[START Data section]
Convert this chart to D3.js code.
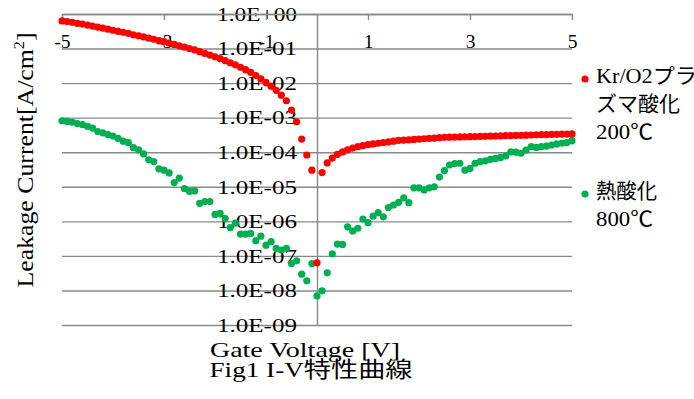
<!DOCTYPE html>
<html>
<head>
<meta charset="utf-8">
<script src="https://cdn.jsdelivr.net/npm/d3@7"></script>
<style>
  body { margin: 0; background: #fff; }
  svg { display: block; }
  text { font-family: 'Liberation Serif', 'Noto Sans CJK JP', serif; fill: #000; }
</style>
</head>
<body>
<svg id="chart"></svg>
<script>
// gate voltage sweep [V]
const voltage = [
  -5.0, -4.9, -4.8, -4.7, -4.6, -4.5, -4.4, -4.3, -4.2, -4.1,
  -4.0, -3.9, -3.8, -3.7, -3.6, -3.5, -3.4, -3.3, -3.2, -3.1,
  -3.0, -2.9, -2.8, -2.7, -2.6, -2.5, -2.4, -2.3, -2.2, -2.1,
  -2.0, -1.9, -1.8, -1.7, -1.6, -1.5, -1.4, -1.3, -1.2, -1.1,
  -1.0, -0.9, -0.8, -0.7, -0.6, -0.5, -0.4, -0.3, -0.2, -0.1,
  0.0, 0.1, 0.2, 0.3, 0.4, 0.5, 0.6, 0.7, 0.8, 0.9,
  1.0, 1.1, 1.2, 1.3, 1.4, 1.5, 1.6, 1.7, 1.8, 1.9,
  2.0, 2.1, 2.2, 2.3, 2.4, 2.5, 2.6, 2.7, 2.8, 2.9,
  3.0, 3.1, 3.2, 3.3, 3.4, 3.5, 3.6, 3.7, 3.8, 3.9,
  4.0, 4.1, 4.2, 4.3, 4.4, 4.5, 4.6, 4.7, 4.8, 4.9,
  5.0
];

// Kr/O2 plasma oxidation 200C, leakage current [A/cm2]
const plasmaOx = [
  6.31e-1, 6.03e-1, 5.75e-1, 5.37e-1, 5.13e-1, 4.79e-1, 4.47e-1, 4.17e-1, 3.89e-1, 3.63e-1,
  3.39e-1, 3.16e-1, 2.95e-1, 2.75e-1, 2.51e-1, 2.34e-1, 2.19e-1, 2.00e-1, 1.86e-1, 1.70e-1,
  1.58e-1, 1.45e-1, 1.32e-1, 1.20e-1, 1.10e-1, 1.00e-1, 9.12e-2, 8.13e-2, 7.24e-2, 6.46e-2,
  5.75e-2, 5.13e-2, 4.47e-2, 3.89e-2, 3.39e-2, 2.88e-2, 2.45e-2, 2.04e-2, 1.66e-2, 1.32e-2,
  1.05e-2, 8.13e-3, 6.17e-3, 4.47e-3, 3.09e-3, 1.66e-3, 7.59e-4, 2.40e-4, 8.32e-5, 3.02e-5,
  6.31e-8, 2.57e-5, 4.90e-5, 6.76e-5, 8.71e-5, 1.02e-4, 1.17e-4, 1.32e-4, 1.45e-4, 1.55e-4,
  1.66e-4, 1.74e-4, 1.82e-4, 1.91e-4, 2.00e-4, 2.09e-4, 2.19e-4, 2.24e-4, 2.29e-4, 2.34e-4,
  2.40e-4, 2.45e-4, 2.51e-4, 2.57e-4, 2.63e-4, 2.69e-4, 2.72e-4, 2.74e-4, 2.77e-4, 2.79e-4,
  2.82e-4, 2.84e-4, 2.87e-4, 2.90e-4, 2.92e-4, 2.95e-4, 2.98e-4, 3.01e-4, 3.03e-4, 3.06e-4,
  3.09e-4, 3.12e-4, 3.15e-4, 3.18e-4, 3.21e-4, 3.24e-4, 3.27e-4, 3.30e-4, 3.33e-4, 3.36e-4,
  3.39e-4
];

// thermal oxidation 800C, leakage current [A/cm2]
const thermalOx = [
  8.13e-4, 7.76e-4, 7.41e-4, 6.76e-4, 6.31e-4, 5.62e-4, 5.01e-4, 3.98e-4, 3.63e-4, 3.24e-4,
  2.95e-4, 2.51e-4, 2.09e-4, 1.91e-4, 1.35e-4, 1.17e-4, 8.91e-5, 6.03e-5, 5.37e-5, 3.31e-5,
  3.02e-5, 2.51e-5, 1.32e-5, 1.78e-5, 8.91e-6, 7.41e-6, 7.59e-6, 3.31e-6, 3.72e-6, 3.72e-6,
  1.58e-6, 1.70e-6, 1.20e-6, 6.61e-7, 8.91e-7, 4.27e-7, 4.27e-7, 4.47e-7, 2.75e-7, 3.72e-7,
  2.04e-7, 2.57e-7, 1.66e-7, 1.48e-7, 1.66e-7, 6.03e-8, 7.24e-8, 2.95e-8, 1.91e-8, 6.03e-8,
  6.92e-9, 9.77e-9, 3.24e-8, 1.15e-7, 2.19e-7, 2.14e-7, 6.92e-7, 5.25e-7, 6.31e-7, 1.17e-6,
  9.12e-7, 1.41e-6, 1.78e-6, 1.35e-6, 2.51e-6, 2.95e-6, 3.55e-6, 4.79e-6, 3.47e-6, 9.33e-6,
  9.33e-6, 8.13e-6, 9.33e-6, 1.00e-5, 1.91e-5, 2.95e-5, 4.27e-5, 4.68e-5, 4.79e-5, 3.02e-5,
  3.39e-5, 4.79e-5, 5.37e-5, 5.62e-5, 6.17e-5, 6.61e-5, 7.08e-5, 7.76e-5, 1.02e-4, 1.00e-4,
  9.33e-5, 1.15e-4, 1.45e-4, 1.38e-4, 1.45e-4, 1.51e-4, 1.62e-4, 1.74e-4, 1.82e-4, 1.91e-4,
  2.14e-4
];

const xTicks = [-5, -3, -1, 1, 3, 5];
const yTicks = [1e0, 1e-1, 1e-2, 1e-3, 1e-4, 1e-5, 1e-6, 1e-7, 1e-8, 1e-9];
const legendLines = [
  ['Kr/O2プラ', 'ズマ酸化', '200℃'],
  ['熱酸化', '800℃']
];
const seriesColours = ['#ff0000', '#00b050'];

const width = 694, height = 399;
const plot = { left: 62, right: 572, top: 14, bottom: 325 };
const gridColour = '#898989';

const svg = d3.select('#chart')
  .attr('width', width)
  .attr('height', height);

const x = d3.scaleLinear()
  .domain([-5, 5])
  .range([plot.left, plot.right]);

const y = d3.scaleLog()
  .domain([1e0, 1e-9])
  .range([plot.top, plot.bottom]);

// horizontal gridlines, one per decade
svg.append('g')
  .attr('transform', `translate(${plot.left},0)`)
  .call(d3.axisRight(y).tickValues(yTicks).tickSize(plot.right - plot.left).tickFormat(''))
  .call(g => g.select('.domain').remove())
  .call(g => g.selectAll('line').attr('stroke', gridColour).attr('stroke-width', 1.4));

// vertical axis at 0 V with the decade labels on its left
const yAxisG = svg.append('g')
  .attr('transform', `translate(${x(0)},0)`)
  .call(d3.axisLeft(y)
    .tickValues(yTicks)
    .tickSize(0)
    .tickPadding(20)
    .tickFormat(d => {
      const e = Math.round(Math.log10(d));
      return '1.0E' + (e < 0 ? '-' : '+') + String(Math.abs(e)).padStart(2, '0');
    }));
yAxisG.select('.domain').attr('stroke', gridColour).attr('stroke-width', 1.4);
yAxisG.selectAll('text')
  .attr('font-family', null)
  .attr('font-size', 19.5)
  .attr('fill', '#000')
  .attr('textLength', 80)
  .attr('lengthAdjust', 'spacingAndGlyphs');

// gate voltage axis along the top
const xAxisG = svg.append('g')
  .attr('transform', `translate(0,${plot.top})`)
  .call(d3.axisBottom(x)
    .tickValues(xTicks)
    .tickSize(6)
    .tickSizeOuter(0)
    .tickPadding(14)
    .tickFormat(d => String(d)));
xAxisG.select('.domain').attr('stroke', gridColour).attr('stroke-width', 1.4);
xAxisG.selectAll('line').attr('stroke', gridColour).attr('stroke-width', 1.4);
xAxisG.selectAll('text')
  .attr('font-family', null)
  .attr('font-size', 19.5)
  .attr('fill', '#000');

// series
const series = [thermalOx, plasmaOx];
const colours = [seriesColours[1], seriesColours[0]];
series.forEach((values, i) => {
  svg.append('g')
    .selectAll('circle')
    .data(values)
    .join('circle')
    .attr('cx', (d, j) => x(voltage[j]))
    .attr('cy', d => y(d))
    .attr('r', 3.6)
    .attr('fill', colours[i]);
});

// axis titles
svg.append('text')
  .attr('transform', 'translate(33,160) rotate(-90)')
  .attr('text-anchor', 'middle')
  .attr('font-size', 24)
  .attr('textLength', 255)
  .attr('lengthAdjust', 'spacingAndGlyphs')
  .call(t => {
    t.append('tspan').text('Leakage Current[A/cm');
    t.append('tspan').attr('dy', -9).attr('font-size', 15).text('2');
    t.append('tspan').attr('dy', 9).text(']');
  });

svg.append('text')
  .attr('x', 305)
  .attr('y', 357)
  .attr('text-anchor', 'middle')
  .attr('font-size', 22)
  .attr('textLength', 190)
  .attr('lengthAdjust', 'spacingAndGlyphs')
  .text('Gate Voltage [V]');

svg.append('text')
  .attr('x', 311)
  .attr('y', 377)
  .attr('text-anchor', 'middle')
  .attr('font-size', 22)
  .attr('textLength', 203)
  .attr('lengthAdjust', 'spacingAndGlyphs')
  .text('Fig1 I-V特性曲線');

// legend
const legendTop = [83, 198];
const legendWidths = [[101, 84, 57], [61, 57]];
legendLines.forEach((lines, i) => {
  const g = svg.append('g');
  g.append('circle')
    .attr('cx', 585)
    .attr('cy', legendTop[i] - 4)
    .attr('r', 3.6)
    .attr('fill', seriesColours[i]);
  lines.forEach((line, k) => {
    g.append('text')
      .attr('x', 596)
      .attr('y', legendTop[i] + k * 28)
      .attr('font-size', 21)
      .attr('textLength', legendWidths[i][k])
      .attr('lengthAdjust', 'spacingAndGlyphs')
      .text(line);
  });
});
</script>
</body>
</html>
[END Data section]
What is expected:
Go through the listing above and pull out each line containing the word "chart".

Task result:
Convert this chart to D3.js code.
<svg id="chart"></svg>
const svg = d3.select('#chart')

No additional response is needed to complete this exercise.